- Genre: Mystery film
- Created by: Dean Hargrove
- Starring: Dick Van Dyke Barry Van Dyke
- Country of origin: United States
- Original language: English
- No. of episodes: 4

Production
- Executive producers: Robert Halmi Jr. Larry Levinson
- Running time: 80–84 min. (excl. commercials)
- Production companies: Alpine Medien Productions Larry Levinson Productions

Original release
- Network: Hallmark Channel
- Release: January 7, 2006 – January 4, 2008

= Murder 101 (film series) =

Murder 101 is a series of four made-for-television mystery films aired on the Hallmark Channel and the Hallmark Movie Channel. They star Dick Van Dyke and his son Barry Van Dyke. In the UK, these movies were originally aired on Channel 5.

== Films in the series ==
1. Murder 101 (pilot) – Mike and Jonathan try to prove an undercover reporter's innocence when she is accused of murdering her boss. Directed by Christian I. Nyby, written by Dean Hargrove, and produced by Kyle A. Clark and James Wilberger. (First aired January 7, 2006)

2. Murder 101: College Can Be Murder – Jonathan Maxwell investigates the murder of a prominent college professor and discovers that the man had quite a few enemies. Directed by John Putch, written by Michael Gleason, and produced by Kyle A. Clark and James Wilberger. (First aired January 29, 2007)

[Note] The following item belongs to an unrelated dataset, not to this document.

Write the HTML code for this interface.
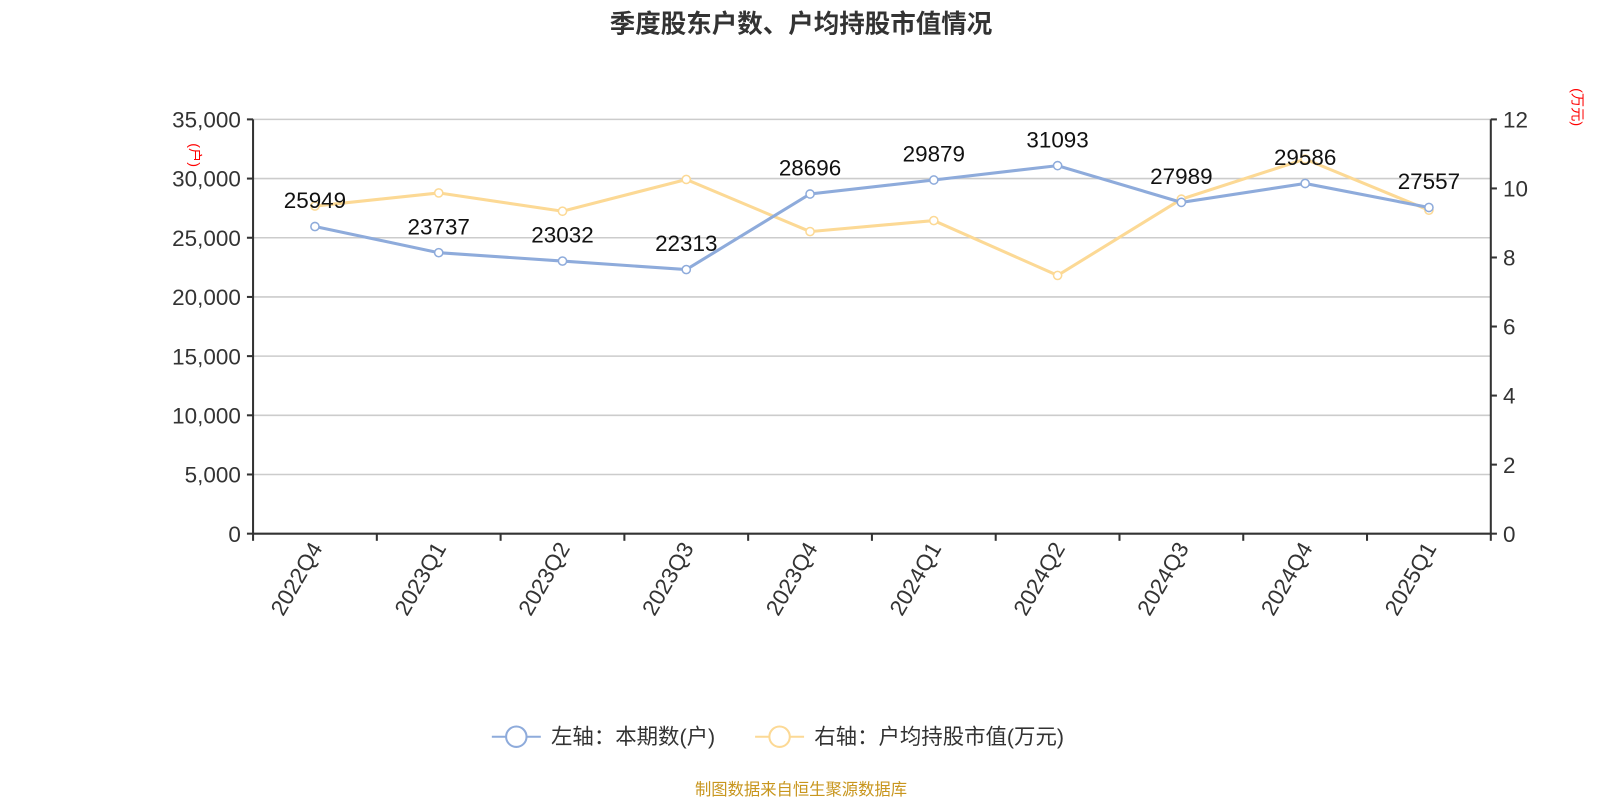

3. Murder 101: If Wishes Were Horses – When a horse goes missing before an important race, Maxwell decides to look into the incident in order to see what happened. Directed by David S. Cass Sr., written by Bridget Terry, and produced by Brian Gordon and Erik Olson. (First aired August 9, 2007)

4. Murder 101: The Locked Room Mystery – Dr. Maxwell and Bryant try to solve the mystery of the murder of a New Age spiritualist. Directed by David S. Cass Sr., written by Walter Klenhard, and produced by Erik Heiberg and James Wilberger. (First aired January 14, 2008)

==Characters==

Dr. Jonathan Maxwell (Dick Van Dyke) - A criminology professor who helps solve crimes, usually because they happen directly in front of him. He takes care of the more analytical part of the crime-solving.

Mike Bryant (Barry Van Dyke) - A former cop who has become a private detective after being blackballed from the precinct. His father was close friends with Maxwell, and Bryant sees him as a father-figure. He participates in more of the action and chase scenes of the mystery solving. (Barry is the real-life son of Dick Van Dyke.)

Ben Manners (Shane Van Dyke) - First appearing in the movie "College Can Be Murder" (2007) and subsequently in "Locked Room Mystery" (2008), Ben is Mike Bryant's nephew who is studying to be a lawyer at the same college as Maxwell. However, after seeing his uncle at work, he is looking to become a private investigator. He brings more technological aspects to the sleuthing. (Shane is the real-life grandson of Dick Van Dyke and son of Barry Van Dyke.)

==Guest stars==

Wes Van Dyke - He played students Craig and Zack in two of the movies. (Wes Van Dyke is the son of Barry Van Dyke and grandson of Dick Van Dyke.)

Carey Van Dyke - He appeared as Solar, a suspect in "Locked Room Mystery". (Carey Van Dyke is the son of Barry Van Dyke and grandson of Dick Van Dyke.)

Kimberly Quinn - She appeared in the movie "College Can Be Murder" as Kelly Fogelle. She also appeared in the TV series Diagnosis: Murder with Barry Van Dyke and Dick Van Dyke.

Challen Cates - She appeared in the movie "College Can Be Murder" as Alana. She also appeared in the TV series Diagnosis Murder with Barry Van Dyke and Dick Van Dyke.

==Home media==
On May 16, 2017 Millcreek Entertainment released the Murder 101 Collection featuring the 3rd & 4th movies Murder 101: If Wishes Were Horses and Murder 101: The Locked Room Mystery.